___ Data
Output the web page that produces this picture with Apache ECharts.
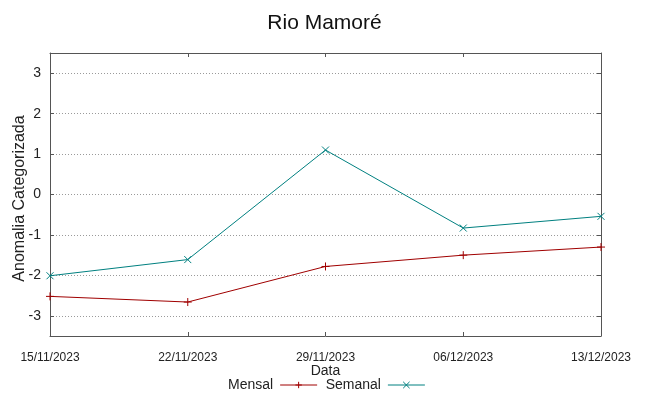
<!DOCTYPE html>
<html><head><meta charset="utf-8">
<script src="https://cdn.jsdelivr.net/npm/echarts@6/dist/echarts.min.js"></script>
<style>html,body{margin:0;padding:0;background:#fff}#c{width:649px;height:396px}</style>
</head><body><div id="c"></div>
<script>
const categories = ['15/11/2023','22/11/2023','29/11/2023','06/12/2023','13/12/2023'];
const mensal = [-2.52, -2.66, -1.78, -1.50, -1.30];
const semanal = [-2.01, -1.61, 1.10, -0.83, -0.54];
const yTicks = [-3, -2, -1, 0, 1, 2, 3];

const FONT = '"Liberation Sans", Arial, sans-serif';
const AX = '#555555';
const plusPath = 'path://M0,5 L10,5 M5,0 L5,10';
const crossPath = 'path://M0,0 L10,10 M10,0 L0,10';

const chart = echarts.init(document.getElementById('c'), null, {renderer:'canvas'});
chart.setOption({
  animation: false,
  backgroundColor: '#fff',
  title: {
    text: 'Rio Mamoré', left: 'center', top: 8,
    textStyle: {fontFamily: FONT, fontSize: 21, fontWeight: 'normal', color: '#111'}
  },
  legend: {
    left: 223, top: 373, align: 'right', itemGap: 8, itemWidth: 37, itemHeight: 8,
    textStyle: {fontFamily: FONT, fontSize: 14, color: '#222', padding: [0, 2, 0, 0]},
    lineStyle: {width: 1},
    itemStyle: {borderWidth: 1},
    data: ['Mensal', 'Semanal']
  },
  grid: {left: 50, right: 48, top: 53, bottom: 60, containLabel: false, outerBoundsMode: 'none'},
  xAxis: [{
    type: 'category', data: categories, boundaryGap: false,
    name: 'Data', nameLocation: 'middle', nameGap: 28, nameMoveOverlap: false,
    nameTextStyle: {fontFamily: FONT, fontSize: 14, color: '#222'},
    axisLine: {onZero: false, lineStyle: {color: AX, width: 1}},
    axisTick: {inside: true, length: 4, lineStyle: {color: AX}},
    axisLabel: {fontFamily: FONT, fontSize: 12, color: '#222', margin: 16, interval: 0},
    splitLine: {show: false}
  }, {
    type: 'category', data: categories, boundaryGap: false, position: 'top',
    axisLine: {onZero: false, lineStyle: {color: AX, width: 1}},
    axisTick: {inside: true, length: 4, lineStyle: {color: AX}},
    axisLabel: {show: false}, splitLine: {show: false}
  }],
  yAxis: [{
    type: 'value', min: -3.5, max: 3.5,
    name: 'Anomalia Categorizada', nameLocation: 'middle', nameGap: 22, nameMoveOverlap: false,
    nameTextStyle: {fontFamily: FONT, fontSize: 16, color: '#222', padding: [0, 8, 0, 0]},
    axisLine: {show: true, onZero: false, lineStyle: {color: AX, width: 1}},
    axisTick: {show: true, inside: true, length: 4, lineStyle: {color: AX}, customValues: yTicks},
    axisLabel: {fontFamily: FONT, fontSize: 14, color: '#222', margin: 9, customValues: yTicks},
    splitLine: {show: true, lineStyle: {color: '#9a9a9a', type: [1, 2], width: 1}}
  }, {
    type: 'value', min: -3.5, max: 3.5, position: 'right',
    axisLine: {show: true, onZero: false, lineStyle: {color: AX, width: 1}},
    axisTick: {show: true, inside: true, length: 4, lineStyle: {color: AX}, customValues: yTicks},
    axisLabel: {show: false, customValues: yTicks},
    splitLine: {show: false}
  }],
  series: [{
    name: 'Mensal', type: 'line', data: mensal, xAxisIndex: 0, yAxisIndex: 0,
    symbol: plusPath, symbolSize: 8, showSymbol: true,
    lineStyle: {color: '#a00000', width: 1},
    itemStyle: {color: 'rgba(0,0,0,0)', borderColor: '#a00000', borderWidth: 1},
    emphasis: {disabled: true}
  }, {
    name: 'Semanal', type: 'line', data: semanal, xAxisIndex: 0, yAxisIndex: 0,
    symbol: crossPath, symbolSize: 7, showSymbol: true,
    lineStyle: {color: '#008080', width: 1},
    itemStyle: {color: 'rgba(0,0,0,0)', borderColor: '#008080', borderWidth: 1},
    emphasis: {disabled: true}
  }]
});
</script></body></html>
______
= Aim =
Strip out the pictures and quote the remaining data word for word.

= Exercise answer =
Output the web page that produces this picture with Apache ECharts.
<!DOCTYPE html>
<html><head><meta charset="utf-8">
<script src="https://cdn.jsdelivr.net/npm/echarts@6/dist/echarts.min.js"></script>
<style>html,body{margin:0;padding:0;background:#fff}#c{width:649px;height:396px}</style>
</head><body><div id="c"></div>
<script>
const categories = ['15/11/2023','22/11/2023','29/11/2023','06/12/2023','13/12/2023'];
const mensal = [-2.52, -2.66, -1.78, -1.50, -1.30];
const semanal = [-2.01, -1.61, 1.10, -0.83, -0.54];
const yTicks = [-3, -2, -1, 0, 1, 2, 3];

const FONT = '"Liberation Sans", Arial, sans-serif';
const AX = '#555555';
const plusPath = 'path://M0,5 L10,5 M5,0 L5,10';
const crossPath = 'path://M0,0 L10,10 M10,0 L0,10';

const chart = echarts.init(document.getElementById('c'), null, {renderer:'canvas'});
chart.setOption({
  animation: false,
  backgroundColor: '#fff',
  title: {
    text: 'Rio Mamoré', left: 'center', top: 8,
    textStyle: {fontFamily: FONT, fontSize: 21, fontWeight: 'normal', color: '#111'}
  },
  legend: {
    left: 223, top: 373, align: 'right', itemGap: 8, itemWidth: 37, itemHeight: 8,
    textStyle: {fontFamily: FONT, fontSize: 14, color: '#222', padding: [0, 2, 0, 0]},
    lineStyle: {width: 1},
    itemStyle: {borderWidth: 1},
    data: ['Mensal', 'Semanal']
  },
  grid: {left: 50, right: 48, top: 53, bottom: 60, containLabel: false, outerBoundsMode: 'none'},
  xAxis: [{
    type: 'category', data: categories, boundaryGap: false,
    name: 'Data', nameLocation: 'middle', nameGap: 28, nameMoveOverlap: false,
    nameTextStyle: {fontFamily: FONT, fontSize: 14, color: '#222'},
    axisLine: {onZero: false, lineStyle: {color: AX, width: 1}},
    axisTick: {inside: true, length: 4, lineStyle: {color: AX}},
    axisLabel: {fontFamily: FONT, fontSize: 12, color: '#222', margin: 16, interval: 0},
    splitLine: {show: false}
  }, {
    type: 'category', data: categories, boundaryGap: false, position: 'top',
    axisLine: {onZero: false, lineStyle: {color: AX, width: 1}},
    axisTick: {inside: true, length: 4, lineStyle: {color: AX}},
    axisLabel: {show: false}, splitLine: {show: false}
  }],
  yAxis: [{
    type: 'value', min: -3.5, max: 3.5,
    name: 'Anomalia Categorizada', nameLocation: 'middle', nameGap: 22, nameMoveOverlap: false,
    nameTextStyle: {fontFamily: FONT, fontSize: 16, color: '#222', padding: [0, 8, 0, 0]},
    axisLine: {show: true, onZero: false, lineStyle: {color: AX, width: 1}},
    axisTick: {show: true, inside: true, length: 4, lineStyle: {color: AX}, customValues: yTicks},
    axisLabel: {fontFamily: FONT, fontSize: 14, color: '#222', margin: 9, customValues: yTicks},
    splitLine: {show: true, lineStyle: {color: '#9a9a9a', type: [1, 2], width: 1}}
  }, {
    type: 'value', min: -3.5, max: 3.5, position: 'right',
    axisLine: {show: true, onZero: false, lineStyle: {color: AX, width: 1}},
    axisTick: {show: true, inside: true, length: 4, lineStyle: {color: AX}, customValues: yTicks},
    axisLabel: {show: false, customValues: yTicks},
    splitLine: {show: false}
  }],
  series: [{
    name: 'Mensal', type: 'line', data: mensal, xAxisIndex: 0, yAxisIndex: 0,
    symbol: plusPath, symbolSize: 8, showSymbol: true,
    lineStyle: {color: '#a00000', width: 1},
    itemStyle: {color: 'rgba(0,0,0,0)', borderColor: '#a00000', borderWidth: 1},
    emphasis: {disabled: true}
  }, {
    name: 'Semanal', type: 'line', data: semanal, xAxisIndex: 0, yAxisIndex: 0,
    symbol: crossPath, symbolSize: 7, showSymbol: true,
    lineStyle: {color: '#008080', width: 1},
    itemStyle: {color: 'rgba(0,0,0,0)', borderColor: '#008080', borderWidth: 1},
    emphasis: {disabled: true}
  }]
});
</script></body></html>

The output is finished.